Depuis une quinzaine d’années, la Ville de Lyon cherche à articuler le travail du conseil municipal avec une myriade de dispositifs participatifs : conseils de quartiers (créés dès 2002), budgets participatifs, consultations publiques. Mais l’articulation entre ces espaces de parole citoyenne et l’instance décisionnaire reste, dans les faits, complexe.

  • En 2021, le budget participatif alloué par la Ville (12,5 millions d’euros) a permis de financer 34 projets proposés par des citoyens, mais leur validation effective devait repasser devant le conseil municipal, qui garde in fine la main sur la décision finale.
  • Les conseils de quartiers, consultatifs, n’ont aucun pouvoir contraignant sur les délibérations. Ils pèsent dans le débat public, mais peinent à être des relais efficaces vers la décision politique réellement prise par le conseil municipal.
  • Un exemple marquant : lors de la consultation sur la végétalisation de la Place Bellecour, des milliers de contributions ont été traitées, mais la synthèse citoyenne a été confrontée à des contraintes (budgétaires, techniques, juridiques) pilotées par le conseil.

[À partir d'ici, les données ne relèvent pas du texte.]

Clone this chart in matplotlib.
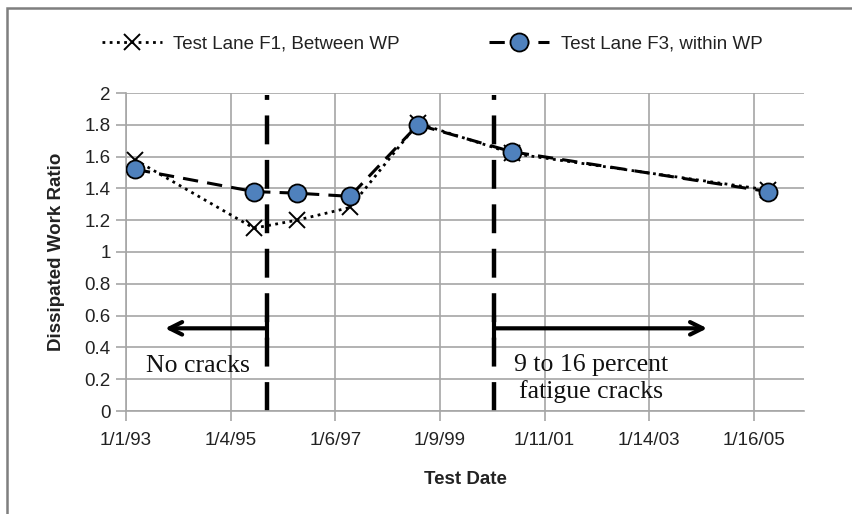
import matplotlib
matplotlib.use("Agg")
import matplotlib.pyplot as plt
from matplotlib.patches import Rectangle
import pandas as pd

# test dates and dissipated work ratio
test_dates = ["1993-03-05", "1995-06-16", "1996-04-12", "1997-04-19",
              "1998-08-08", "2000-05-29", "2005-04-25"]
lane_f1 = [1.58, 1.15, 1.20, 1.28, 1.81, 1.62, 1.39]
lane_f3 = [1.52, 1.38, 1.37, 1.35, 1.80, 1.63, 1.38]

# crack-state boundaries and arrow tips
boundary_dates = ["1995-09-15", "2000-01-24"]
arrow_tips = ["1993-10-01", "2004-02-24"]
arrow_level = 0.52

axis_start = "1993-01-01"
axis_end = "2006-01-02"
tick_step_days = 733
n_ticks = 7

SANS = ["Liberation Sans", "DejaVu Sans"]
SERIF = ["Liberation Serif", "DejaVu Serif"]
plt.rcParams["font.family"] = SANS

dates = pd.to_datetime(test_dates)
bounds = pd.to_datetime(boundary_dates)
tips = pd.to_datetime(arrow_tips)
ticks = [pd.Timestamp(axis_start) + pd.Timedelta(days=tick_step_days * i) for i in range(n_ticks)]
tick_labels = [f"{t.month}/{t.day}/{t:%y}" for t in ticks]

fig = plt.figure(figsize=(8.52, 5.14), dpi=100)
ax = fig.add_axes([126 / 852, 1 - 411 / 514, (804 - 126) / 852, (411 - 93) / 514])

grid_c = "#a6a6a6"
ax.set_xlim(pd.Timestamp(axis_start), pd.Timestamp(axis_end))
ax.set_ylim(0, 2)
ax.set_yticks([i / 5 for i in range(11)])
ax.set_yticklabels(["0", "0.2", "0.4", "0.6", "0.8", "1", "1.2", "1.4", "1.6", "1.8", "2"])
ax.set_xticks(ticks)
ax.set_xticklabels(tick_labels)
ax.grid(True, color=grid_c, lw=1.2)
ax.set_axisbelow(True)
for side in ("top", "right"):
    ax.spines[side].set_visible(False)
for side in ("left", "bottom"):
    ax.spines[side].set_color(grid_c)
    ax.spines[side].set_linewidth(1.2)
ax.tick_params(axis="both", length=7, width=1.2, color=grid_c, labelsize=13.5,
               labelcolor="#222222", pad=4)
ax.tick_params(axis="x", pad=8)

ax.plot(dates, lane_f1, color="black", lw=2, linestyle=(0, (1, 1.6)),
        marker="x", markersize=12, markeredgewidth=1.4, label="Test Lane F1, Between WP",
        zorder=3)
ax.plot(dates, lane_f3, color="black", lw=2.2, linestyle=(0, (5, 3)),
        marker="o", markersize=13, markerfacecolor="#4f81bd", markeredgecolor="black",
        markeredgewidth=1.3, label="Test Lane F3, within WP", zorder=4)

for b in bounds:
    ax.axvline(b, ymin=0, ymax=0.995, color="black", lw=3.2, linestyle=(0, (6.5, 3.5)),
               zorder=2)

for start, tip in zip(bounds, tips):
    ax.annotate("", xy=(tip, arrow_level), xytext=(start, arrow_level),
                arrowprops=dict(arrowstyle="->, head_length=0.9, head_width=0.45",
                                lw=3, color="black", shrinkA=0, shrinkB=0))
ax.plot(bounds, [arrow_level] * len(bounds), linestyle="none", marker="|",
        markersize=17, markeredgewidth=3, color="black")

ax.text(pd.Timestamp("1994-05-20"), 0.28, "No cracks", family=SERIF, fontsize=18.5,
        ha="center", va="center", color="#111111")
ax.text(pd.Timestamp("2001-12-03"), 0.205, "9 to 16 percent\nfatigue cracks", family=SERIF,
        fontsize=18.5, ha="center", va="center", color="#111111", linespacing=1.25)

ax.set_xlabel("Test Date", fontsize=13.5, fontweight="bold", labelpad=16, color="#222222")
ax.set_ylabel("Dissipated Work Ratio", fontsize=13.5, fontweight="bold", labelpad=14,
              color="#222222")

fig.legend(loc="center", bbox_to_anchor=(0.507, 1 - 44 / 514), ncol=2, frameon=False,
           fontsize=13.5, handlelength=3.2, columnspacing=4.8, handletextpad=0.6,
           labelcolor="#222222")

fig.patches.append(Rectangle((7 / 852, -0.1), 1.0, 1.1 - 8 / 514, transform=fig.transFigure,
                             fill=False, edgecolor="#7f7f7f", lw=1.8))

fig.savefig("out.png", dpi=100)
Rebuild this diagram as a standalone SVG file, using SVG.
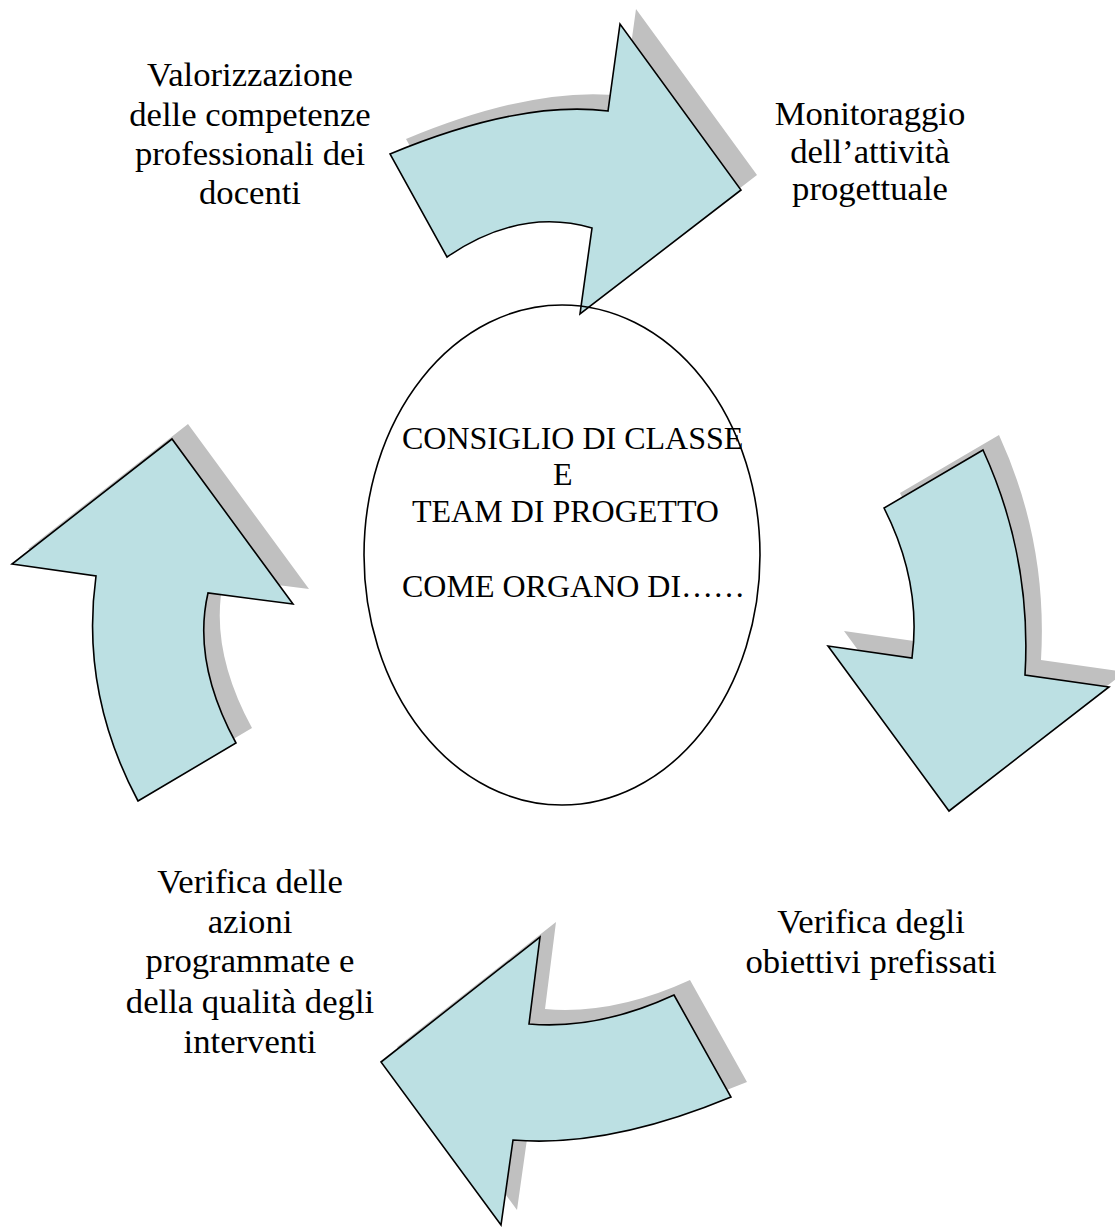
<svg xmlns="http://www.w3.org/2000/svg" xmlns:xlink="http://www.w3.org/1999/xlink" width="1115" height="1227" viewBox="0 0 1115 1227">
<style>
.arrow{fill:#bce0e3;stroke:#000;stroke-width:1.6;stroke-linejoin:miter}
.shadow{fill:#c0c0c0;stroke:none}
.lbl{font-family:"Liberation Serif","Times New Roman",serif;font-size:34.67px;fill:#000;text-anchor:middle}
.ctr{font-family:"Liberation Serif","Times New Roman",serif;font-size:32px;fill:#000}
</style>
<defs>
<path id="pTop" d="M390,154 Q520,100 608,111 L620,24 L741,190 L580,314 L592,228 Q520,207 447,257 Z"/>
<path id="pRight" d="M983,450 L884,508 Q922,583 912,658 L828,646 L949,811 L1109,687 L1025,675 Q1032,557 983,450 Z"/>
<path id="pBottom" d="M674,995 L731,1097 Q608,1148 513,1140 L501,1225 L381,1062 L540,937 L529,1024 Q598,1030 674,995 Z"/>
<path id="pLeft" d="M138,801 L236,743 Q192,662 208,593 L293,604 L172,439 L12,564 L96,576 Q80,692 138,801 Z"/>
</defs>
<rect width="1115" height="1227" fill="#fff"/>
<g id="connectors">
<g id="arrow-top">
<use xlink:href="#pTop" class="shadow" transform="translate(16,-15)"/>
<use xlink:href="#pTop" class="arrow"/>
</g>
<g id="arrow-right">
<use xlink:href="#pRight" class="shadow" transform="translate(16,-15)"/>
<use xlink:href="#pRight" class="arrow"/>
</g>
<g id="arrow-bottom">
<use xlink:href="#pBottom" class="shadow" transform="translate(16,-15)"/>
<use xlink:href="#pBottom" class="arrow"/>
</g>
<g id="arrow-left">
<use xlink:href="#pLeft" class="shadow" transform="translate(16,-15)"/>
<use xlink:href="#pLeft" class="arrow"/>
</g>
</g>
<g id="center">
<ellipse cx="562" cy="555" rx="198" ry="250" fill="none" stroke="#000" stroke-width="1.6"/>
<text class="ctr" x="402" y="449">CONSIGLIO DI CLASSE</text>
<text class="ctr" x="553" y="485">E</text>
<text class="ctr" x="412" y="522">TEAM DI PROGETTO</text>
<text class="ctr" x="402" y="597">COME ORGANO DI……</text>
</g>
<g id="label-valorizzazione">
<text class="lbl" x="250" y="86">Valorizzazione</text>
<text class="lbl" x="250" y="126">delle competenze</text>
<text class="lbl" x="250" y="165">professionali dei</text>
<text class="lbl" x="250" y="204">docenti</text>
</g>
<g id="label-monitoraggio">
<text class="lbl" x="870" y="125">Monitoraggio</text>
<text class="lbl" x="870" y="163">dell’attività</text>
<text class="lbl" x="870" y="200">progettuale</text>
</g>
<g id="label-obiettivi">
<text class="lbl" x="871" y="933">Verifica degli</text>
<text class="lbl" x="871" y="973">obiettivi prefissati</text>
</g>
<g id="label-azioni">
<text class="lbl" x="250" y="893">Verifica delle</text>
<text class="lbl" x="250" y="933">azioni</text>
<text class="lbl" x="250" y="972">programmate e</text>
<text class="lbl" x="250" y="1013">della qualità degli</text>
<text class="lbl" x="250" y="1053">interventi</text>
</g>
</svg>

Au bout du compte, le conseil municipal lyonnais reste la clé de voûte de la décision. Il écoute, parfois entend, mais tranche très majoritairement sur la base des rapports préparés par les services et les adjoint·es de la majorité.

Forces et limites d’un outil démocratique local

Les facteurs qui renforcent l’importance du conseil

  • L’autonomie financière accrue (depuis la décentralisation, notamment après la loi NOTRe 2015) : la Ville fixe elle-même son budget, ses taux de fiscalité, ses grandes priorités.
  • L’étendue de ses champs d’action : de la petite enfance au grand âge, du sport à l’espace public, Lyon est l’une des rares communes françaises à garder une compétence directrice sur la culture et les événements majeurs (Fête des Lumières, Biennale d’Art).
  • Une visibilité locale forte : chaque élu municipal, même de l’opposition, dispose d’un canal pour interpeller le maire ou relayer les préoccupations de terrain.

Des limites structurelles à connaître

  • Durant la mandature 2020-2026, moins de 10% des délibérations ont fait l’objet d’un réel débat prolongé, la majorité d’entre elles étant adoptées à main levée, souvent à l’unanimité ou presque (source : analyse ordres du jour Ville de Lyon).
  • La centralisation autour des adjoint·es et des commissions thématiques tend à réduire la place du débat contradictoire en séance plénière.
  • L’agenda politique lyonnais est aussi contraint par la Métropole de Lyon, collectivité spécifique qui partage et parfois concurrence la Ville sur des compétences clés (transports, économie, environnement). Le conseil municipal doit donc, parfois, s’aligner sur la stratégie métropolitaine, ou négocier des arbitrages complexes.

Comment s’informer et agir autour du conseil municipal ?

La démocratie locale lyonnaise ne se limite pas au simple dépôt d’un bulletin de vote tous les six ans. S’informer, assister aux séances, interpeller ses élu·es sont des leviers à la portée de tous, à condition d’en connaître les codes.

  • Accéder aux séances : Les dates, ordres du jour et retransmissions sont publiées sur le site officiel de la Ville de Lyon.
  • Lire les délibérations : Tous les dossiers, rapports et procès-verbaux sont consultables après le vote.
  • Utiliser l’interpellation citoyenne : Toute personne ou association peut adresser une question écrite à la mairie ou à son conseil d’arrondissement. Depuis 2018, 86 questions citoyennes ont été posées par ce biais (source : Ville de Lyon, Secrétariat général).
  • Participer aux commissions ou ateliers : Certaines sont ouvertes au public ou intègrent des observateurs citoyens, notamment sur des dossiers liés à l’environnement ou à l’accessibilité.

Lyon, laboratoire de la démocratie locale ?

Le conseil municipal lyonnais, miroir des attentes et tensions de notre époque, reste l’enceinte où se décide notre quotidien collectif. S’il est parfois accusé d’opacité ou de technicité, il est aussi l’un des rares lieux où l’opposition peut peser publiquement, où les enjeux locaux prennent forme concrète, et où chaque habitant a, en théorie, la possibilité de faire entendre sa voix.

De ses débats dépendent l’avenir des écoles, l’ambition culturelle, la gestion de l’espace public, l’émergence des mobilités douces ou encore le visage de nos quartiers demain. Comprendre le rôle du conseil municipal, c’est se donner les moyens de mieux vivre en citoyen lyonnais informé et acteur. Les défis posés à Lyon – transition écologique, fracture sociale, renouvellement urbain, vivre-ensemble – trouveront une partie de leurs réponses dans la capacité collective à s’approprier et à faire évoluer le fonctionnement de ce cœur battant de notre démocratie locale.